Comme si les graves violations des droits de l’homme durant les manifestations lancées contre le gouvernement de Sebastián Piñera en octobre dernier n’étaient pas suffisantes, s’ajoute aujourd’hui la réponse erratique de l’exécutif face à l’expansion du coronavirus. Bien qu’aucun gouvernement dans le monde n’ait problématisé les causes structurelles de la pandémie, qui sont liées à l’expansion de l’agrobusiness et de l’industrie de la viande, son expansion a suscité des réactions différentes de la part des dirigeants au niveau international. Parmi les mesures concentrées sur la mise en œuvre de mesures de prévention universelles pour la population, il faut saluer celles qui ont mis l’accent sur le renforcement du dépistage du virus, l’isolement des personnes infectées, la distanciation sociale et la promotion rigoureuse des mesures d’hygiène.

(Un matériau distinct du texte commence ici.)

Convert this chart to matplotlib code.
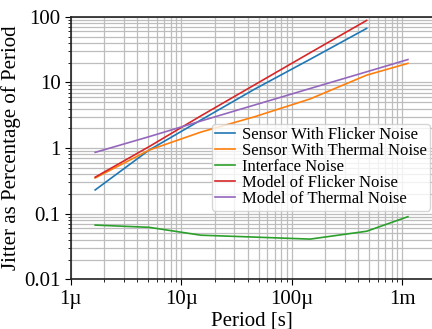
import matplotlib

matplotlib.use("Agg")

import matplotlib.pyplot as plt
from matplotlib.ticker import FixedLocator, FuncFormatter, LogLocator, NullFormatter

plt.rcParams["font.family"] = ["Liberation Serif", "DejaVu Serif"]

# periods in seconds
period = [1.66e-6, 5.1e-6, 15e-6, 46e-6, 146e-6, 474e-6, 1.12e-3]

sensor_flicker = [0.23, 0.93, 2.67, 7.9, 22.5, 66.5]
sensor_thermal = [0.35, 0.93, 1.75, 3.0, 5.6, 12.9, 19.5]
interface_noise = [0.067, 0.062, 0.047, 0.044, 0.041, 0.054, 0.090]
model_flicker = [0.36, 1.05, 3.09, 9.2, 28.3, 88.0]
model_thermal = [0.86, 1.49, 2.58, 4.53, 8.07, 14.5, 22.3]

series = [
    ("Sensor With Flicker Noise", sensor_flicker),
    ("Sensor With Thermal Noise", sensor_thermal),
    ("Interface Noise", interface_noise),
    ("Model of Flicker Noise", model_flicker),
    ("Model of Thermal Noise", model_thermal),
]

x_ticks = [1e-6, 1e-5, 1e-4, 1e-3]
x_tick_labels = ["1µ", "10µ", "100µ", "1m"]
y_ticks = [0.01, 0.1, 1, 10, 100]
y_tick_labels = ["0.01", "0.1", "1", "10", "100"]


def main():
    fig = plt.figure(figsize=(4.32, 3.29), dpi=100)
    ax = fig.add_axes([0.164, 0.151, 0.836, 0.798])

    for label, values in series:
        ax.plot(period[: len(values)], values, label=label, linewidth=1.2)

    ax.set_xscale("log")
    ax.set_yscale("log")
    ax.set_xlim(1e-6, 1.85e-3)
    ax.set_ylim(0.01, 100)

    ax.xaxis.set_major_locator(FixedLocator(x_ticks))
    ax.xaxis.set_major_formatter(
        FuncFormatter(lambda v, pos: dict(zip(x_ticks, x_tick_labels)).get(v, ""))
    )
    ax.yaxis.set_major_locator(FixedLocator(y_ticks))
    ax.yaxis.set_major_formatter(
        FuncFormatter(lambda v, pos: dict(zip(y_ticks, y_tick_labels)).get(v, ""))
    )
    ax.xaxis.set_minor_locator(LogLocator(base=10, subs=range(2, 10), numticks=20))
    ax.yaxis.set_minor_locator(LogLocator(base=10, subs=range(2, 10), numticks=20))
    ax.xaxis.set_minor_formatter(NullFormatter())
    ax.yaxis.set_minor_formatter(NullFormatter())

    ax.grid(True, which="both", color="#bdbdbd", linewidth=0.9)
    ax.tick_params(which="major", labelsize=15, length=4)
    ax.tick_params(which="minor", length=2)
    ax.spines["right"].set_visible(False)
    for side in ("left", "bottom", "top"):
        ax.spines[side].set_linewidth(1.2)
        ax.spines[side].set_color("#222222")

    ax.set_xlabel("Period [s]", fontsize=15, labelpad=2)
    ax.set_ylabel("Jitter as Percentage of Period", fontsize=15, labelpad=2)

    ax.legend(
        loc="lower right",
        bbox_to_anchor=(0.995, 0.262),
        fontsize=12,
        borderaxespad=0.0,
        labelspacing=0.0,
        handlelength=1.2,
        handletextpad=0.4,
        borderpad=0.2,
    )

    fig.savefig("out.png", dpi=100)
    plt.close(fig)


if __name__ == "__main__":
    main()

Confusion entre santé et sécurité


Dans le cas du Chili, la situation pourrait s’avérer dramatique et très grave si des mesures de prévention universelles fortes ne sont finalement pas prises, étant donné que plus d’un millier de personnes ont déjà été diagnostiquées avec le Covid-19 dans le pays. Malgré cela, le gouvernement Piñera a refusé de déclarer une quarantaine nationale et régionale, l’appliquant uniquement dans les zones orientale et centrale de la capitale, car il ne semble pas vouloir modifier l’ordre économique du pays. Seul un état d’urgence et un couvre-feu dans tout le pays ont été décrétés, comme si le problème était un problème de sécurité et non de santé.

Ces mesures s’inscrivent dans un cadre politique où la santé, comme presque tout le reste, est régulée par le marché. Elles sont les conséquences de l’imposition d’une constitution née de la dictature il y a 40 ans. Celle-ci nie la possibilité d’un droit universel, public et solidaire à la santé pour tous, générant au contraire un système fragmenté, qui dépend de la fortune de chacun.

Il n’est dès lors pas surprenant qu’un tel modèle commercial de la santé suscite aussi bien l’augmentation du prix des médicaments dans les pharmacies que celle du prix des tests de prévention, qui ne sont ni gratuits, ni universels.

Logique darwiniste inégalitaire


Plus qu’à un État négligent, la population fait face à un État darwinien, favorisant ceux qui ont les moyens économiques de vivre, considérant que le nombre de lits d’hôpitaux par habitant au Chili est bien inférieur à la moyenne des pays de l’OCDE. De plus, malgré le fait que les personnes infectées par le Covid-19 sont concentrées depuis le début dans le secteur Est de la capitale – zone de loin la plus riche en revenus de la région métropolitaine (Las Condes, Vitacura, Providencia), aucune mesure immédiate n’a été prise pour isoler ces communautés, révélant leur manque d’intérêt pour les secteurs les plus pauvres.

Il est aussi très grave que les autorités en aient seulement appelé à une quarantaine volontaire au niveau national, sachant que la grande majorité des licencié.e.s doivent utiliser les transports publics pour se rendre à leur travail de peur d’être licenciés. L’initiative de télétravail récemment lancée par le gouvernement est destinée à l’élite. Elle ne protégera pas ceux et celles qui effectuent un travail physique dans le domaine du nettoyage et de la construction, par exemple. Bref, l’expansion du Covid-19 au Chili ne fait qu’exemplifier une nouvelle fois la logique darwiniste en matière de santé du pays, en montrant mépris total de la population générale en matière de soins.